Andrea Grover is the Executive Director of Guild Hall as of September 1, 2016. She was formerly the Century Arts Foundation Curator of Special Projects at the Parrish Art Museum, where she initiated new models for temporary and off-site exhibitions via the Museum’s Platform and Parrish Road Show series. From 1998–2008, she was the Founding Director of Houston’s Aurora Picture Show, a non-profit cinema specializing in media art and the presentation of multi-disciplinary performances and screenings. In addition to ten years of film and video programming at Aurora, she has curated film programs for both the Dia Art Foundation and The Menil Collection. 

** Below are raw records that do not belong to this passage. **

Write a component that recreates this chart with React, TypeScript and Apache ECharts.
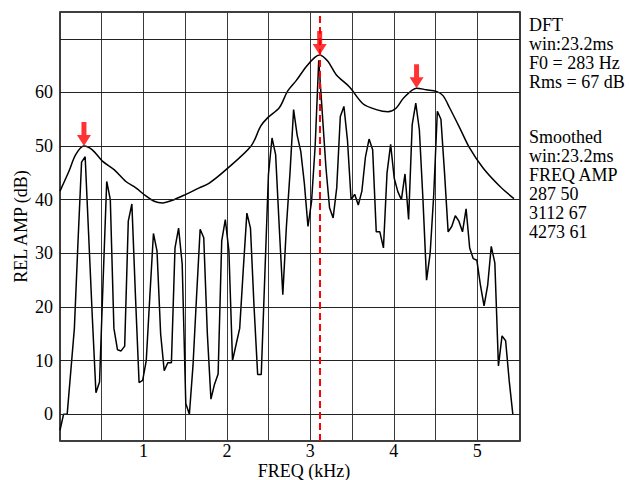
import React, { useEffect, useRef } from "react";
import * as echarts from "echarts";

// DFT bin spacing (11025 Hz sample rate, 256-point window) in kHz
const binKHz = 11.025 / 256;

// DFT magnitude per bin (dB), bins 0..126
const dftDb = [
  -3, 0, 0, 8, 16, 32, 47, 48, 33, 18,
  4, 6, 25, 43.4, 40, 16, 12, 11.8, 12.7, 36,
  39.2, 22, 5.9, 6.3, 10, 22, 33.7, 30.4, 15, 8.1,
  9.6, 9.6, 31, 34.7, 28, 2, 0, 9, 22, 34.5,
  32.9, 15, 2.8, 5.6, 7.5, 32.3, 36.3, 30.4, 10, 13,
  16, 27, 37.5, 34.7, 20, 7.4, 7.4, 26, 44.7, 51.5,
  48.4, 35, 22.3, 35, 45, 56.8, 52, 49, 43, 35,
  39.7, 50, 66, 56, 46, 38.5, 36.6, 42.2, 55.5, 57.4,
  51, 40, 41, 39, 41.6, 48, 51.3, 49.3, 34, 34,
  31, 45, 50.3, 44, 41.5, 40, 44.8, 36.3, 54, 58,
  53, 40, 25, 30, 41, 56.5, 55, 45, 34, 35,
  37, 36, 34, 38.3, 31, 29, 28.7, 24, 20.2, 24,
  31.3, 28.2, 9, 14.6, 13.7, 6.2, 0,
];

// Smoothed spectrum envelope
const envFreqKHz = [
  0, 0.107, 0.188, 0.287, 0.387, 0.508, 0.648, 0.789, 0.909, 1.029,
  1.129, 1.228, 1.348, 1.509, 1.669, 1.789, 1.99, 2.29, 2.405, 2.49,
  2.63, 2.726, 2.83, 2.95, 3.05, 3.112, 3.21, 3.31, 3.47, 3.63,
  3.79, 3.93, 4.03, 4.12, 4.273, 4.39, 4.51, 4.59, 4.67, 4.79,
  4.91, 5.07, 5.27, 5.44,
];
const envDb = [
  41.6, 45.3, 48.4, 50, 49.3, 47.2, 45.6, 43.4, 42.2, 40.7,
  39.7, 39.4, 39.9, 41, 42.2, 43.1, 45.6, 50, 53.7, 55.3,
  57.2, 60.2, 62.2, 64.8, 66.5, 67, 65.8, 63.3, 61, 57.9,
  56.8, 56.4, 57.1, 59, 60.8, 60.5, 60.2, 59.4, 57.1, 53.4,
  49.6, 45.9, 42.5, 40.2,
];

// Formant peaks (red arrows)
const peakFreqKHz = [0.287, 3.112, 4.273];
const peakDb = [50, 67, 60.8];

const f0MarkKHz = 3.112;
const xTickLabels = [1, 2, 3, 4, 5];
const yTickLabels = [0, 10, 20, 30, 40, 50, 60];
const yGridLines = [0, 10, 20, 30, 40, 50, 60, 70];

const infoTop = ["DFT", "win:23.2ms", "F0 = 283 Hz", "Rms = 67 dB"];
const infoBottom = ["Smoothed", "win:23.2ms", "FREQ AMP", "287 50", "3112 67", "4273 61"];

const FONT = '"Liberation Serif", "Times New Roman", serif';
const ARROW = "path://M4.5,0 L9.5,0 L9.5,13 L14,13 L7,24 L0,13 L4.5,13 Z";

export default function App() {
  const ref = useRef<HTMLDivElement>(null);

  useEffect(() => {
    document.body.style.margin = "0";
    if (!ref.current) return;
    const chart = echarts.init(ref.current, undefined, { renderer: "svg" });

    const dftData = dftDb.map((v, i) => [i * binKHz, v]);
    const envData = envFreqKHz.map((f, i) => [f, envDb[i]]);
    const peakData = peakFreqKHz.map((f, i) => [f, peakDb[i]]);

    const graphics: any[] = [];
    infoTop.forEach((t, i) => {
      graphics.push({
        type: "text",
        x: 529,
        y: 25 + i * 19,
        style: { text: t, fill: "#000", font: `18px ${FONT}`, verticalAlign: "middle" },
      });
    });
    infoBottom.forEach((t, i) => {
      graphics.push({
        type: "text",
        x: 529,
        y: 137 + i * 19,
        style: { text: t, fill: "#000", font: `18px ${FONT}`, verticalAlign: "middle" },
      });
    });

    chart.setOption({
      animation: false,
      textStyle: { fontFamily: FONT },
      grid: {
        left: 60,
        top: 12,
        right: 109,
        bottom: 39,
        show: true,
        borderColor: "#000",
        borderWidth: 1.5,
        backgroundColor: "transparent",
        outerBoundsMode: "none",
        containLabel: false,
      },
      xAxis: {
        type: "value",
        min: 0,
        max: 5.5125,
        interval: 0.5,
        name: "FREQ (kHz)",
        nameLocation: "middle",
        nameGap: 23,
        nameMoveOverlap: false,
        nameTextStyle: {
          fontSize: 18,
          lineHeight: 14,
          color: "#000",
          fontFamily: FONT,
          padding: [0, 0, 0, 28],
        },
        axisLine: { show: false },
        axisTick: { show: false },
        axisLabel: {
          fontSize: 18,
          lineHeight: 14,
          color: "#000",
          fontFamily: FONT,
          margin: 3,
          showMinLabel: false,
          showMaxLabel: false,
          formatter: (v: number) => (xTickLabels.includes(Math.round(v * 1000) / 1000) ? String(v) : ""),
        },
        splitLine: { show: true, lineStyle: { color: "#3a3a3a", width: 1 } },
      },
      yAxis: {
        type: "value",
        min: -5,
        max: 75,
        interval: 5,
        name: "REL AMP (dB)",
        nameLocation: "middle",
        nameGap: 30,
        nameMoveOverlap: false,
        nameTextStyle: { fontSize: 18, color: "#000", fontFamily: FONT },
        axisLine: { show: false },
        axisTick: { show: false },
        axisLabel: {
          fontSize: 18,
          color: "#000",
          fontFamily: FONT,
          margin: 7,
          formatter: (v: number) => (yTickLabels.includes(v) ? String(v) : ""),
        },
        splitLine: { show: false },
      },
      series: [
        {
          type: "line",
          data: dftData,
          symbol: "none",
          lineStyle: { color: "#000", width: 1.5 },
          z: 3,
          markLine: {
            silent: true,
            symbol: ["none", "none"],
            label: { show: false },
            data: [
              ...yGridLines.map((v) => ({
                yAxis: v,
                lineStyle: { color: "#222", width: 1, type: "solid" },
              })),
            ],
          },
        },
        {
          type: "line",
          data: envData,
          symbol: "none",
          smooth: 0.3,
          lineStyle: { color: "#000", width: 1.5 },
          z: 4,
          markLine: {
            silent: true,
            symbol: ["none", "none"],
            label: { show: false },
            data: [
              {
                xAxis: f0MarkKHz,
                lineStyle: { color: "#ff0000", width: 2, type: [7, 4] },
              },
            ],
          },
        },
        {
          type: "scatter",
          data: peakData,
          symbol: ARROW,
          symbolSize: [14, 24],
          symbolOffset: [0, "-50%"],
          itemStyle: { color: "#ff0000" },
          z: 6,
          silent: true,
        },
      ],
      graphic: graphics,
    });

    return () => chart.dispose();
  }, []);

  return <div ref={ref} style={{ width: 629, height: 480 }} />;
}
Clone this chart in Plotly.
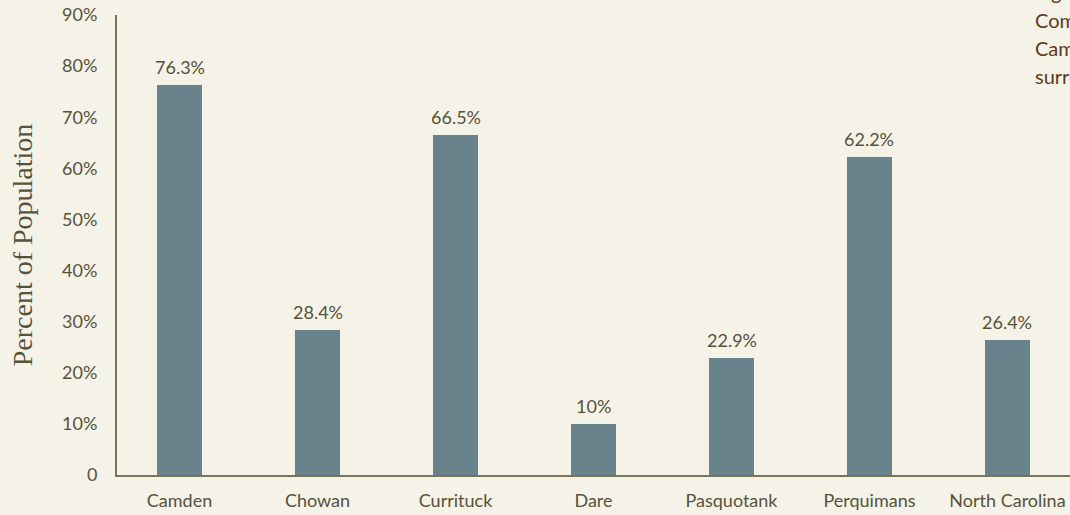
import plotly.graph_objects as go

categories = ["Camden", "Chowan", "Currituck", "Dare", "Pasquotank", "Perquimans", "North Carolina"]
values = [76.3, 28.4, 66.5, 10, 22.9, 62.2, 26.4]
value_labels = ["76.3%", "28.4%", "66.5%", "10%", "22.9%", "62.2%", "26.4%"]
y_tickvals = [0, 10, 20, 30, 40, 50, 60, 70, 80, 90]
y_ticktext = ["0", "10%", "20%", "30%", "40%", "50%", "60%", "70%", "80%", "90%"]
side_text = ["Figure", "Comparison", "Camden and", "surrounding"]

W, H = 1070, 515
ML, MR, MT, MB = 117, 0, 15, 40
BG = "#f5f2e7"
BAR = "#68838b"
AXIS = "#7a7558"
TXT = "#55533b"
SANS = "Lato, 'Open Sans', sans-serif"

fig = go.Figure()
fig.add_trace(go.Bar(
    x=list(range(len(categories))), y=values,
    marker=dict(color=BAR, line=dict(width=0)),
    width=0.326,
))

plot_h = H - MT - MB
annotations = []
for i, (v, lab) in enumerate(zip(values, value_labels)):
    annotations.append(dict(
        text=lab, x=i, y=v, xref="x", yref="y", xanchor="center", yanchor="bottom",
        yshift=5, showarrow=False, font=dict(family=SANS, size=18, color=TXT),
    ))

baselines = [-1, 27, 55, 83]
for t, b in zip(side_text, baselines):
    yc = b - 7
    annotations.append(dict(
        text=t, xref="paper", yref="paper", x=(1033 - ML) / (W - ML - MR),
        y=(H - MB - yc) / plot_h, xanchor="left", yanchor="middle",
        showarrow=False, font=dict(family=SANS, size=20, color="#5b3a22"),
    ))

fig.update_layout(
    width=W, height=H,
    margin=dict(l=ML, r=MR, t=MT, b=MB, pad=0),
    paper_bgcolor=BG, plot_bgcolor=BG,
    showlegend=False,
    bargap=0,
    annotations=annotations,
    xaxis=dict(
        range=[-0.453, 6.453],
        tickmode="array", tickvals=list(range(len(categories))), ticktext=categories,
        showgrid=False, zeroline=False, showline=True, linecolor=AXIS, linewidth=2,
        ticks="outside", ticklen=8, tickcolor="rgba(0,0,0,0)",
        tickfont=dict(family=SANS, size=18, color=TXT),
    ),
    yaxis=dict(
        range=[0, 90],
        tickmode="array", tickvals=y_tickvals, ticktext=y_ticktext,
        showgrid=False, zeroline=False, showline=True, linecolor=AXIS, linewidth=2,
        ticks="outside", ticklen=14, tickcolor="rgba(0,0,0,0)",
        tickfont=dict(family=SANS, size=18, color=TXT),
        title=dict(text="Percent of Population",
                   font=dict(family="'Liberation Serif', 'DejaVu Serif', serif", size=28, color=TXT),
                   standoff=21),
    ),
)

fig.write_html("out.html")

In 2010, she was awarded a Warhol Curatorial Fellowship, jointly hosted by the STUDIO for Creative Inquiry and Miller Gallery at Carnegie Mellon University, Pittsburgh, PA, to research artists working at the intersection of science and technology. The outcome of that Fellowship is the 2011 publication, New Art/Science Affinities, co-authored with Claire Evans, Régine Debatty, Pablo Garcia, and the design collaborative Thumb, that profiles over 60 contemporary artists working in maker culture, hacking, artistic research, citizen science, and computational art. The corresponding exhibition, Intimate Science, opened at Miller Gallery in January 2012, and toured to Southern Exposure, San Francisco, Real Art Ways, Hartford, CT, Williamson Gallery, Art Center College of Design, Pasadena, CA, Paul and Lulu Hilliard University Art Museum, University of Louisiana, Lafayette, LA, and Sheila C. Johnson Design Center (SJDC), Parsons The New School for Design, New York, NY. Intimate Science followed her earlier exploration of artists working across disciplines in 29 Chains to the Moon, an exhibition curated for Miller Gallery in 2009. Her earliest exhibitions exploring collective creativity were Phantom Captain, presented at apexart, New York, in 2006, and Never Been to Tehran, co-curated with artist Job Rubin, and presented at Parkingallery, Tehran, Iran, in 2008. She studied Visual Arts at the School of the Art Institute of Chicago (MFA 1995), Syracuse University (BFA 1992), and Central Saint Martin’s College of Art and Design (1991). She was a Core Fellow in residence at The Museum of Fine Arts, Houston from 1995-1997, and was a 2013 Center for Curatorial Leadership Fellow. In 2014, Grover received the prestigious Emily Hall Tremaine Exhibition Award for the exhibition, Radical Seafaring at the Parrish Art Museum in 2016.

Photo Credit: Michael Halsband

Mary Mattingly

Mary Mattingly

Mary Mattingly is a visual artist.  In 2015, she completed a two-part sculpture “Pull” for the International Havana Biennial with the Museo Nacional de Bellas Artes de la Habana and the Bronx Museum of the Arts. Mary Mattingly’s work has been exhibited at the International Center of Photography, the Seoul Art Center, the Brooklyn Museum, the New York Public Library, deCordova Museum and Sculpture Park, and the Palais de Tokyo. With the U.S. Department of State and Bronx Museum of the Arts she participated in the smARTpower project, traveling to Manila. In 2009 Mattingly founded the Waterpod Project, a barge-based public space and self-sufficient habitat that hosted over 200,000 visitors in New York. In 2014, an artist residency on the water called WetLand launched in Philadelphia. It is being utilized by the University of Pennsylvania’s Environmental Humanities program. She recently transformed a military trailer into a social space and launched Swale, a floating food forest in New York. Mattingly is engaged in questions about how art can influence policy and strengthen the commons.